Короче, долой изоляционизм, даёшь дружбу и всероссийскую синхронизацию.
Как будто это кому-то поможет, если рыба была гнилой с самого начала.
Гошка закинул рюкзак на плечо и осмотрел стол с катушкой и кобурой (у него есть свой пистолет, уже не табельный, шаман же грозил кислотной слюной — вот и прислали обратно со сбитым номером, Университет доигрывает спектакли до конца и не забывает о том, что во Всероссийском Соседстве трудно достать оружие). Осмотрел потемневший экран, серый потолок, простой паркетный пол, диван на четверых во вроде как личном кабинете, поредевшие полки.
Всё на своих местах, никаких сантиментов в адрес квадратных метров, пусть даже они успели стать куда более родными, чем имеющаяся где-то в Бедрограде квартира.
В Столицу уезжают с вокзала в Старом городе, а до вокзала добираются на автопоезде — такси он не водит, третьему лицу не доверит, а Бахта — голова гэбни.
Правильно, хорошо работающей гэбни, которая быстро оправилась от всех потрясений и уже почти привела город в порядок.
Гэбни, в работоспособности которой Гошка убедился лишних сорок восемь раз перед тем, как выйти из кабинета.

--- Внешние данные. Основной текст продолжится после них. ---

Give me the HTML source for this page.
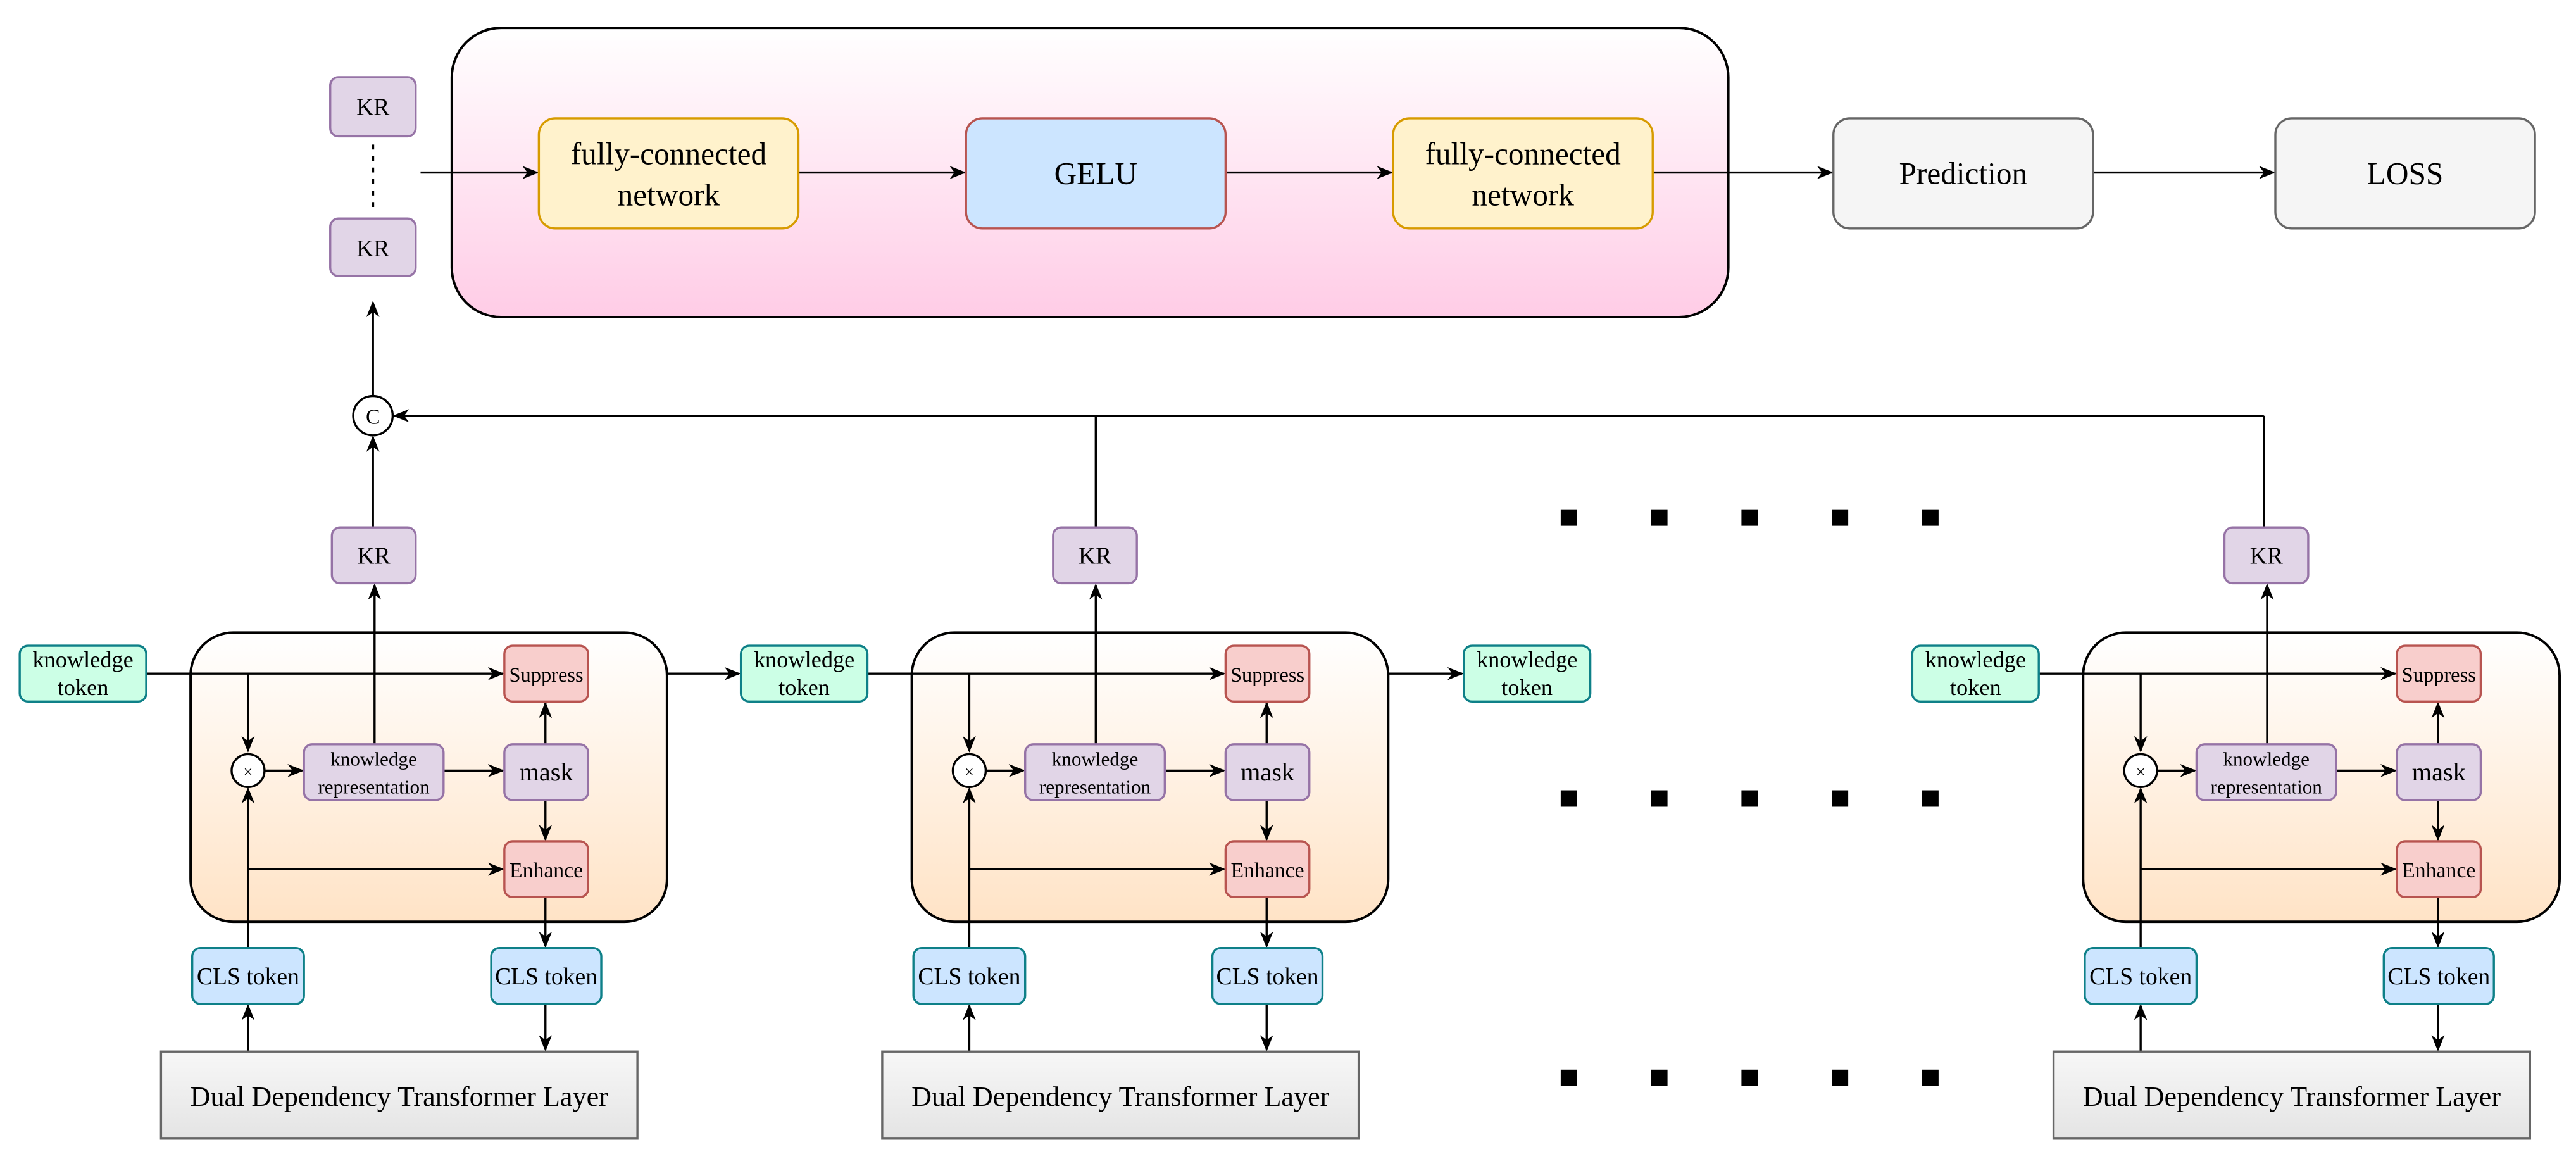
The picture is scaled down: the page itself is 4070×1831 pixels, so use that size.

Отчасти дело, конечно, в том, что некоторые ошибки не прощают. Гошку переиграл Университет, из-за чего всё покатилось под откос, и сколько бы оно ни выравнивалось — некоторые ошибки не прощают. Гошка предпочёл бы, чтобы его гэбня об истории с шаманом вовсе не знала, Гошка отмалчивался до последнего (может, это и оказалось последним маленьким гвоздиком в крышку гроба психического здоровья миленького?).
Отмалчивался, чтобы не начали отговаривать.
Потому что на самом деле соль, разумеется, не в этом. Просто госслужба — это херово призвание, и нельзя просиживать форменные брюки или даже полировать табельное оружие в гэбне, если ты не любишь само государство. Нельзя, потому что слишком просто задурить собственную голову и искренне уверовать в то, что ты печёшься о вверенном тебе городе.
Если правда печёшься, если правда хочешь, чтобы людям было лучше жить, стоит задуматься о том, с какого хера ты ставишь знак равенства между «лучше» и «как придумало Бюро Патентов».
Это государство было создано странными людьми со странными целями, и награждают здесь не умных и смелых, а хитрых и пронырливых. В этом государстве между двумя уровнями доступа — пропасть, зияющая дыра, которую не заполнить никакими молитвами и прочей мистической поебенью. В этом государстве тот, кто выше, получает от работы вагон удовольствия, а тот, кто ниже, просто не думает о том, кто выше.
Ведь думать вредно.
Всем, от мала до велика.
Мы живём в прекрасном мире и в прекрасной стране, на которой выросли паразитические надстройки, перебирающие длинными пальцами, стравливающие хороших, в общем-то, людей ради собственной потехи, ставящие свои извращённые эстетические предпочтения выше любого здравого смысла. Способные простить склад смертельного вируса и лишить уровня доступа за несвоевременную болезнь.
Держащих каждого херова нормального человека даже не в постоянном страхе — в постоянной невесомости.
Как можно двигаться вверх, если под ногами нет почвы?
Юный Молевич с его контрреволюционным движением был на удивление прав. Ему не хватило мозгов, таланта и удачи, поскольку личные проблемы всю жизнь застилали глаза, но по сути он был на удивление прав.
Университет с его вечным балаганом нашёл свой способ жить не по-фаланговски.
Гошка так не умеет.
У Гошки броская внешность, медальон на шее, который так легко опознать, а теперь ещё и две дырки в правой руке — та ещё особая примета. Гошка по-прежнему любит Бахту и Соция, Гошка по-прежнему любит институт гэбен. Не любит он всё то, что мешает этому институту работать по-человечески.
Гошка хочет жить в стране, где можно не только думать, но и знать, что думают о тебе.